Let's assume 2018, like 2017, is a mix of buoyant market expectations and rising rates with occasional geopolitical, political and economic shocks. Gold will feel the headwinds of the former and enjoy price spikes in times of market stress. I believe this will secure a price floor in the $1,200 to $1,250 range with highs challenging but not exceeding $1,380 per ounce.
2018 will prove a less bullish period for gold than last year unless interest rates return to 2017 levels and copper prices fall - a less likely scenario given the recent rise of the 10-year Treasury together with U.S. growth and synchronous global growth expectations. Inflation will be another key factor to monitor, it has been on the rise (see chart above in discussion).
The difference between interest rates and inflation expectations drive gold price; if the former leads the latter, there could be stiff headwinds for the lustrous metal. A trade war that results in slower growth and higher inflation could be potentially very bullish for gold.
Here's a good beer bet for 2018: Gold will fall below $1,220 before rising above $1,380. We ended 2017 n the middle of that range with prices just above $1,300 - a fair starting point.
Which side of this bet you take depends on whether you have a half-empty or half-full view on interest rate direction and economic prospects, both global and domestic.
Important charts to watch remain the gold-to-S&P500 or AUSP (see "Chart to Watch" below) and gold in terms of major currencies euro and Japanese yen (directly below). An explanation of the charts below is given in my latest Kitco column:
The Gartman Gold Trade Revisited (Kitco News, 2/14/2018)
Click on the image for a larger size:
Gold in euro & yen terms with good margin above 2013 lows
Note upside trend of higher lows for gold in U.S. dollars for 2018 (dotted blue line).
Gold euro/yen spread widens again in 2018
Note for currency buffs: Value parity in the above chart occurs when the EUR/JPY cross rate is 139.24; something to watch for - presently 131.55 yen per euro as the gold euro/yen spread begins to rise again (above chart).

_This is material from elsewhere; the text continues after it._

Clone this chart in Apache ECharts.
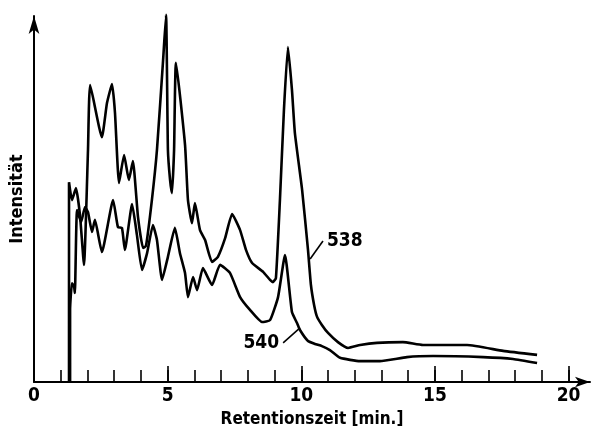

Here's a chart to watch for 2018. Click on the image for a larger size:
Gold-to-S&P 500 Ratio
An important gold ratio is gold-to-S&P500 or AUSP. The ratio bottomed in early-December of 2015 and reversed to a bullish trend, peaking February 11, 2016. It bottomed again December 20, 2016 (0.4973) trended higher but then bearishly bottomed again in July, 2017 and more recently December, 12, 2017 (0.4661). Currently this AM the AUSP is 0.5051, bullishly above the key 0.5-level.